State and local governments also proved integral to the operation by funding many of the construction projects, offering the North Elba, NY High School as the base of operations for Olympic officials, and building and maintaining the ski trails that were used in the 18 and 50 km cross-country events. The Olympic Regional Development Authority, a division of the state government, now oversees the ski jump and sliding track from the 1932 games, as well as the ski facilities at Van Hoevenberg and Whiteface, which were not used until the 1980 Olympics.

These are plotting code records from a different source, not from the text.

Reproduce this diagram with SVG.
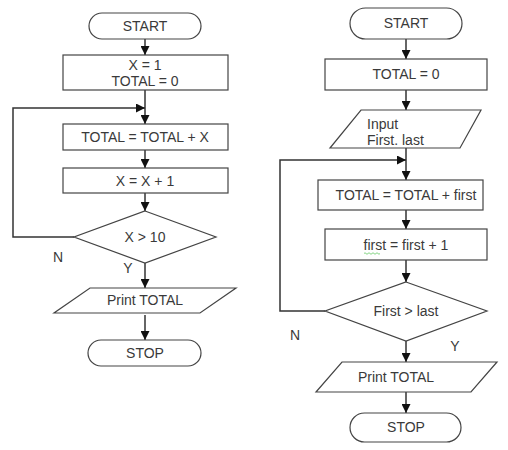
<svg xmlns="http://www.w3.org/2000/svg" width="508" height="450" viewBox="0 0 508 450">
<defs>
<marker id="ah" viewBox="0 0 10 10" refX="10" refY="5" markerWidth="9" markerHeight="9" markerUnits="userSpaceOnUse" orient="auto">
<path d="M0,0 L10,5 L0,10 z" fill="#111"/>
</marker>
<style>
.s{fill:#fff;stroke:#444;stroke-width:1.2}
.c{fill:none;stroke:#333;stroke-width:1.5}
.a{marker-end:url(#ah)}
text{font-family:"Liberation Sans",Arial,sans-serif;font-size:14px;fill:#3a3a3a;text-anchor:middle}
.l{text-anchor:start}
</style>
</defs>
<rect width="508" height="450" fill="#fff"/>
<g id="connectors">
<line class="c a" x1="145" y1="39" x2="145" y2="55"/>
<line class="c a" x1="145" y1="90" x2="145" y2="124"/>
<polyline class="c a" points="74,237 13,237 13,108 145,108"/>
<line class="c a" x1="145" y1="150" x2="145" y2="168"/>
<line class="c a" x1="145" y1="193" x2="145" y2="211"/>
<line class="c a" x1="145" y1="263" x2="145" y2="288"/>
<line class="c a" x1="145" y1="315" x2="145" y2="340"/>
<line class="c a" x1="406" y1="39" x2="406" y2="59"/>
<line class="c a" x1="406" y1="90" x2="406" y2="110"/>
<line class="c a" x1="406" y1="148" x2="406" y2="180"/>
<polyline class="c a" points="325,311 280,311 280,160 406,160"/>
<line class="c a" x1="406" y1="210" x2="406" y2="229"/>
<line class="c a" x1="406" y1="260" x2="406" y2="282"/>
<line class="c a" x1="406" y1="341" x2="406" y2="362"/>
<line class="c a" x1="406" y1="392" x2="406" y2="413"/>
</g>
<g id="start1"><rect class="s" x="89" y="13" width="112" height="26" rx="13"/><text x="145" y="31">START</text></g>
<g id="init1"><rect class="s" x="63" y="55" width="165" height="35"/><text x="145" y="70">X = 1</text><text x="145" y="86">TOTAL = 0</text></g>
<g id="sum1"><rect class="s" x="63" y="124" width="165" height="26"/><text x="145" y="142">TOTAL = TOTAL + X</text></g>
<g id="inc1"><rect class="s" x="63" y="168" width="165" height="25"/><text x="145" y="186">X = X + 1</text></g>
<g id="dec1"><polygon class="s" points="145,211 216,237 145,263 74,237"/><text x="145" y="242">X &gt; 10</text></g>
<g id="print1"><polygon class="s" points="90,288 236,288 200,313 54,313"/><text x="145" y="305">Print TOTAL</text></g>
<g id="stop1"><rect class="s" x="88" y="340" width="113" height="26" rx="13"/><text x="145" y="358">STOP</text></g>
<text x="58" y="262">N</text>
<text x="128" y="273">Y</text>
<g id="start2"><rect class="s" x="350" y="8" width="112" height="31" rx="15.5"/><text x="406" y="28">START</text></g>
<g id="init2"><rect class="s" x="325" y="59" width="162" height="31"/><text x="406" y="79">TOTAL = 0</text></g>
<g id="input2"><polygon class="s" points="361,110 481,110 460,148 330,148"/><text class="l" x="367" y="129">Input</text><text class="l" x="367" y="145">First. last</text></g>
<g id="sum2"><rect class="s" x="318" y="180" width="165" height="30"/><text x="406" y="200">TOTAL = TOTAL + first</text></g>
<g id="inc2"><rect class="s" x="325" y="229" width="162" height="31"/><text x="406" y="250">first = first + 1</text><path d="M364,253.5 q1,-1.5 2,0 t2,0 t2,0 t2,0 t2,0 t2,0 t2,0 t2,0" fill="none" stroke="#6c6" stroke-width="0.8"/></g>
<g id="dec2"><polygon class="s" points="406,282 487,311 406,341 325,311"/><text x="406" y="316">First &gt; last</text></g>
<g id="print2"><polygon class="s" points="342,362 497,362 471,392 316,392"/><text x="396" y="382">Print TOTAL</text></g>
<g id="stop2"><rect class="s" x="350" y="413" width="111" height="29" rx="14.5"/><text x="406" y="432">STOP</text></g>
<text x="295" y="340">N</text>
<text x="455" y="351">Y</text>
</svg>
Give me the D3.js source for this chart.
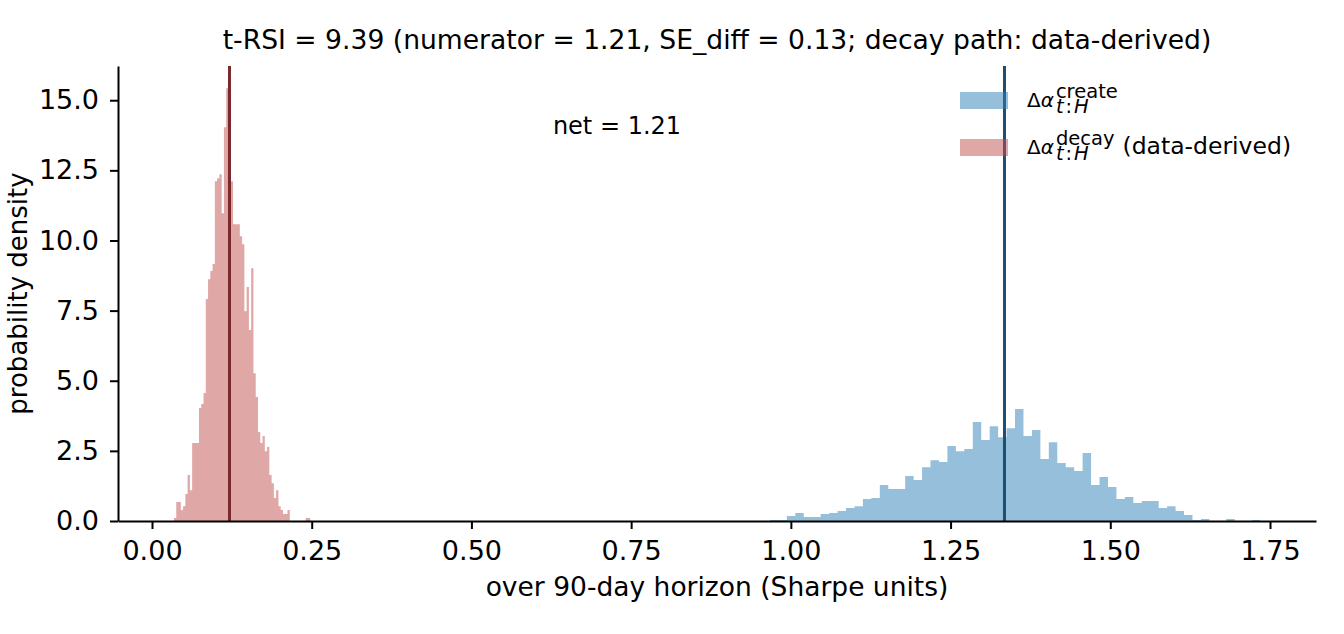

But the broader impact of the 1932 Olympics was that it established precedent for a strict interpretation of the “forever wild” clause set forth in Article XII of the state constitution. In the years following the establishment of the Park and constitutional protection of the Forest Preserve, many sought to test the strictness of the “forever wild” clause. A few years before the the Olympics, a constitutional convention approved an Amendment to article XII that would permit the cutting of trees on the Forest Preserve in order to build a road to the summit of Mt. Whiteface. There was concern that this exception to the law would erode the binding status of Article XII and lead to many more exceptions, thus weakening the standard of protection of the Forest Preserve. The Appellate Division judge’s ruling marked a reversal of the trend of slackening legal standards of protection set by the Whiteface Highway. Although public lands in the Park can and should be used for recreation, the ruling justice wrote, the land must “always retain a character of wilderness.”
The entire history of the Park is, in a way, the history of the relationship of public and private interests. Today the Park contains over 6 million acres of land, just over half of which is privately held. The interconnectedness of minimally-protected private land adjacent to public land on which no tree may be cut that is unique to the region has made the cooperation of government and private landowners essential and unavoidable. This relationship is especially apparent in the context of the effort to construct the Van Hoevenberg bobsled run for the 1932 games.
The development of facilities for the Lake Placid Olympics is early example of the controversies surrounding land-use in the Park that continue today, as we have seen from debate about the Adirondack Club and Resort to be built in Tupper Lake and ongoing tension between landowners and the Adirondack Park Agency over acceptable uses of private land.